[Records from a dataset]

--- begin ---

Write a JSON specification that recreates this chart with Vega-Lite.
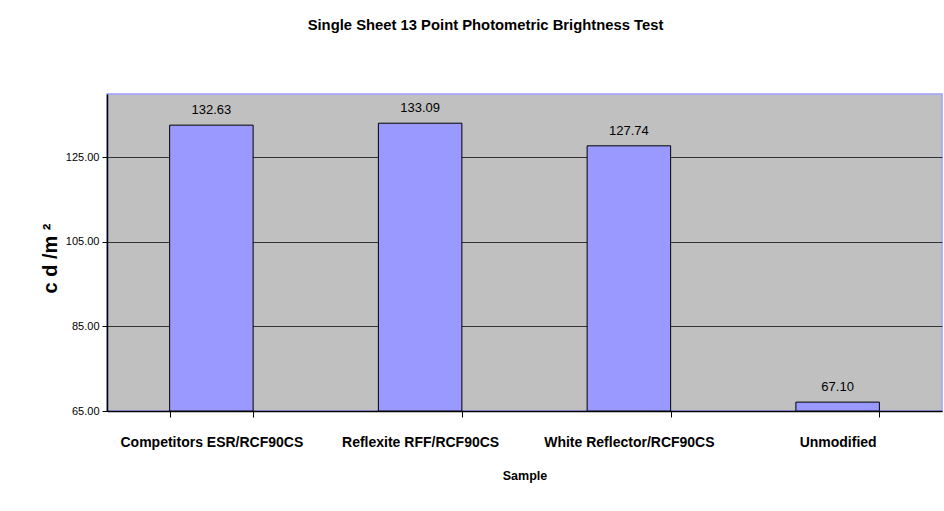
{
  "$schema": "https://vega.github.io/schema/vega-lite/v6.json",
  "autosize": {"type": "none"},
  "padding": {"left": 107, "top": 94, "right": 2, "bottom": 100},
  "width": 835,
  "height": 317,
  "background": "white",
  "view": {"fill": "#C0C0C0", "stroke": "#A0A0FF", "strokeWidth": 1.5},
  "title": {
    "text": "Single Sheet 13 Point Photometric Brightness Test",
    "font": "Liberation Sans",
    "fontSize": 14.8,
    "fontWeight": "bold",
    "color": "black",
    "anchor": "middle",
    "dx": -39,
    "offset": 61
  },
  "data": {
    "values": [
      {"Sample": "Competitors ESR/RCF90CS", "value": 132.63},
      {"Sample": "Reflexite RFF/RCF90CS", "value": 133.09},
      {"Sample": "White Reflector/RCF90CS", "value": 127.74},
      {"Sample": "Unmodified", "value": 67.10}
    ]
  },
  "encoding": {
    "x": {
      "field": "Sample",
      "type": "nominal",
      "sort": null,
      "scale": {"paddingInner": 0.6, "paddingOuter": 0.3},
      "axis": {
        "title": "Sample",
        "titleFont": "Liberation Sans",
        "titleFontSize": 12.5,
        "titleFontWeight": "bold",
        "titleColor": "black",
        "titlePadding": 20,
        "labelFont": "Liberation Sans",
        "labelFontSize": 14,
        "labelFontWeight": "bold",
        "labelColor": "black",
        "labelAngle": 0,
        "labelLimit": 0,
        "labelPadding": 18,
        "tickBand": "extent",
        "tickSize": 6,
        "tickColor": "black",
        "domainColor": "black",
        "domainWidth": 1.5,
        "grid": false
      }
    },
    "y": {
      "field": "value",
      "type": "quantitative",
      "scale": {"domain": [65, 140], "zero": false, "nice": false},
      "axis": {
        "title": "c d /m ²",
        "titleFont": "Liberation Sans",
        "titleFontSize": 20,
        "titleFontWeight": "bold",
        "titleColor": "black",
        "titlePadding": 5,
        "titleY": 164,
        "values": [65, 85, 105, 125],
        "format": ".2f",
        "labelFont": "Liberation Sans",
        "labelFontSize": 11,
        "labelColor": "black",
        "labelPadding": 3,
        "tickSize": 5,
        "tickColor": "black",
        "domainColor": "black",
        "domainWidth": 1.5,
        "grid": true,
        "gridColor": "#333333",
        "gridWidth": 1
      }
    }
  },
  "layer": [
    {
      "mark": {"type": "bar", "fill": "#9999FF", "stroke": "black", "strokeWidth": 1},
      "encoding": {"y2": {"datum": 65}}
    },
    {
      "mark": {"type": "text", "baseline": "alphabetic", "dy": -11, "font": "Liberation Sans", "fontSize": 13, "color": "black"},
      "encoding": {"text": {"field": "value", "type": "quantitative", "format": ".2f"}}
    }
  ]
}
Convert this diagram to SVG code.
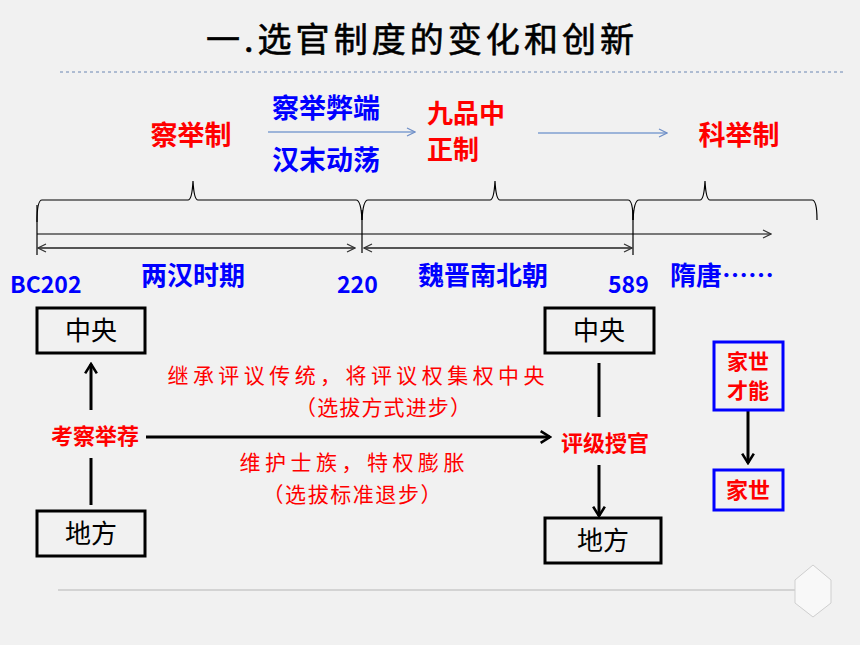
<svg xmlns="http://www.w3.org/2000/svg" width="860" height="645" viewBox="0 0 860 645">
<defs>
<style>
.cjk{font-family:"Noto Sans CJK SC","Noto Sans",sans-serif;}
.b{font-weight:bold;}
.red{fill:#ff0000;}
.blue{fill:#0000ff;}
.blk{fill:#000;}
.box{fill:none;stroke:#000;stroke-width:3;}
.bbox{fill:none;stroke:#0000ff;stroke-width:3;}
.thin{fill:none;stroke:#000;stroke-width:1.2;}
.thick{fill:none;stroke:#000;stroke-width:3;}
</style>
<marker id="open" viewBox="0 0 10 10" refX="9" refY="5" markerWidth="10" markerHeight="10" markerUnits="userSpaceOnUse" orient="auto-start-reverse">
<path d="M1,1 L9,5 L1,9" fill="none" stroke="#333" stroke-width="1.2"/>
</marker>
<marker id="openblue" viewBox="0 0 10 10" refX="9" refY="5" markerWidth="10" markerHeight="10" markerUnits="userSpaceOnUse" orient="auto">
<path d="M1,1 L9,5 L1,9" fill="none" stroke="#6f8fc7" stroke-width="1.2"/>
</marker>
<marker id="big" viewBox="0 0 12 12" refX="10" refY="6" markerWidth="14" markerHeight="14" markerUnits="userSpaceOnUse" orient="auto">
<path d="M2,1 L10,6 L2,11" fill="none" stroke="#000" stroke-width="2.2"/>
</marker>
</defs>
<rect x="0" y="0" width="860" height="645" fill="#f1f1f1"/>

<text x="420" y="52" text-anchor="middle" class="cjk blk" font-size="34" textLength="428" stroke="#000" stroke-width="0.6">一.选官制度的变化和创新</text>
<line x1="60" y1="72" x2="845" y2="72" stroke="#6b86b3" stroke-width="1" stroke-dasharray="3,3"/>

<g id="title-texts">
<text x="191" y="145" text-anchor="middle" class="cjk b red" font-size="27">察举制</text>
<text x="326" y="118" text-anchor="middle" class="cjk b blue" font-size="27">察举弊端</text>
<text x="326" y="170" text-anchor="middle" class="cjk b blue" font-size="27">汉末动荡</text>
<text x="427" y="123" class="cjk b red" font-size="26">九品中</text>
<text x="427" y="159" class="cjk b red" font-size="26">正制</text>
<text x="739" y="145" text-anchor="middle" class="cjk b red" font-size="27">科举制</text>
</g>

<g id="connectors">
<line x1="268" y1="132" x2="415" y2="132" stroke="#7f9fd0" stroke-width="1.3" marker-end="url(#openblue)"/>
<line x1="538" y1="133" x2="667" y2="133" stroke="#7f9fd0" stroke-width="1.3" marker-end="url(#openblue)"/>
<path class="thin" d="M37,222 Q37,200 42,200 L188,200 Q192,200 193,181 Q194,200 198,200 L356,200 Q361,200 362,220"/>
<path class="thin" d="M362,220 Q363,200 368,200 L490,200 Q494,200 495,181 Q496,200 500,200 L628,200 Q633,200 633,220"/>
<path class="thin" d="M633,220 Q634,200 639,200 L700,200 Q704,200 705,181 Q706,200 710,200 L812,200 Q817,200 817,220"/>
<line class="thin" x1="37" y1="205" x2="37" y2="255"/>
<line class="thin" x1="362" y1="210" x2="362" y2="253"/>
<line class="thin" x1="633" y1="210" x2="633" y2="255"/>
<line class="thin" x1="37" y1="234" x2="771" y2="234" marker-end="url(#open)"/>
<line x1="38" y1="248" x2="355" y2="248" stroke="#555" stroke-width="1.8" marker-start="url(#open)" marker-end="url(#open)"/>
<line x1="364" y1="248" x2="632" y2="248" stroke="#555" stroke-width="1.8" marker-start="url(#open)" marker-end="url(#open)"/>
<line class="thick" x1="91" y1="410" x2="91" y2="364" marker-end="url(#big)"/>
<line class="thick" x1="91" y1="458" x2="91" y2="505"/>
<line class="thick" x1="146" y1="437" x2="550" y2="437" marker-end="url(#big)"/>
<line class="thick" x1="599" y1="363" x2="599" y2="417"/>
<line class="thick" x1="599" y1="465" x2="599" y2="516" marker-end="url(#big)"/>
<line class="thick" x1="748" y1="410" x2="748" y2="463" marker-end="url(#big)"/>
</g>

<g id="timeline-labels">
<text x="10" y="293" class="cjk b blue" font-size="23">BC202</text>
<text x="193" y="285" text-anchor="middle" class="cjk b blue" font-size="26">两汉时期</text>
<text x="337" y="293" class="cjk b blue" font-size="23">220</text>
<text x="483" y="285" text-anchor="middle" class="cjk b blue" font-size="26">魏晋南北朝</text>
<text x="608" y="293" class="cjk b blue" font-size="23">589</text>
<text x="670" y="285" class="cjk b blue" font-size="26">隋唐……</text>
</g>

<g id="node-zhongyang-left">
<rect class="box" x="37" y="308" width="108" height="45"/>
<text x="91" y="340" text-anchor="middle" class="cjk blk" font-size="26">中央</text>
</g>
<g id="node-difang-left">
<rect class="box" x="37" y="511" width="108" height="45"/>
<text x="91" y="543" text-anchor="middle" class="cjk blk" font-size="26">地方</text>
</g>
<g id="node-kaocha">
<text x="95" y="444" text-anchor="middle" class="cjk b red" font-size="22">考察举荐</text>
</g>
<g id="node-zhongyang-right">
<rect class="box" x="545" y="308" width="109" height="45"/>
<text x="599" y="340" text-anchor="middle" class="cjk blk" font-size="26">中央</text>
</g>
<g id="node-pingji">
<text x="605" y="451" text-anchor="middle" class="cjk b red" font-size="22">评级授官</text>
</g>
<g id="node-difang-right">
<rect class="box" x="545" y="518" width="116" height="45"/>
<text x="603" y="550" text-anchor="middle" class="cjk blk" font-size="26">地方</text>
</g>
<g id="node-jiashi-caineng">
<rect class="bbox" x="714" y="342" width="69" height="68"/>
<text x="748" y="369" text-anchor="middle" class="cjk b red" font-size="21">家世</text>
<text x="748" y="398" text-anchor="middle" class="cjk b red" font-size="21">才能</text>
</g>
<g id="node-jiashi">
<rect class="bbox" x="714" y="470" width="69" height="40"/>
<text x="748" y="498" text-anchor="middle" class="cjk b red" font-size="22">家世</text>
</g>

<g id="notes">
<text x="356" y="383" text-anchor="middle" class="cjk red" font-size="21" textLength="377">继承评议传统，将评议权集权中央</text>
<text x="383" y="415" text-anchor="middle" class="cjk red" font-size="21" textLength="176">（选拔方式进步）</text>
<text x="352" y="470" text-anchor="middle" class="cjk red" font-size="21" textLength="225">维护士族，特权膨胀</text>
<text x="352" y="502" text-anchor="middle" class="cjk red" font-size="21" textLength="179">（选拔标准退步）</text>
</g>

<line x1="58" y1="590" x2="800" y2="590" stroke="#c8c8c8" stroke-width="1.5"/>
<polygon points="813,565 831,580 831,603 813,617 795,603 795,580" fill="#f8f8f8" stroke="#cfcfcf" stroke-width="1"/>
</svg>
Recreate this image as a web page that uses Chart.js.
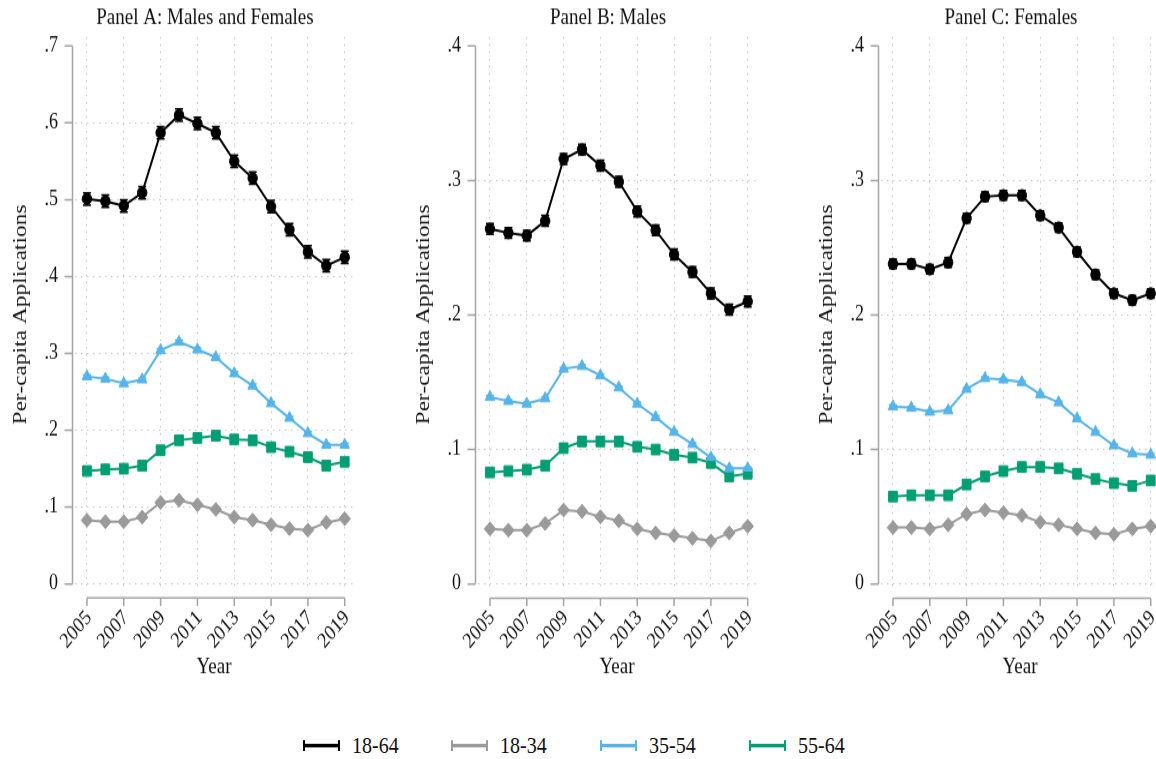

--- end ---

* **Directive**: Only the number is wanted: count the lines of the records that hold the word "this".

* **Task answer**: 3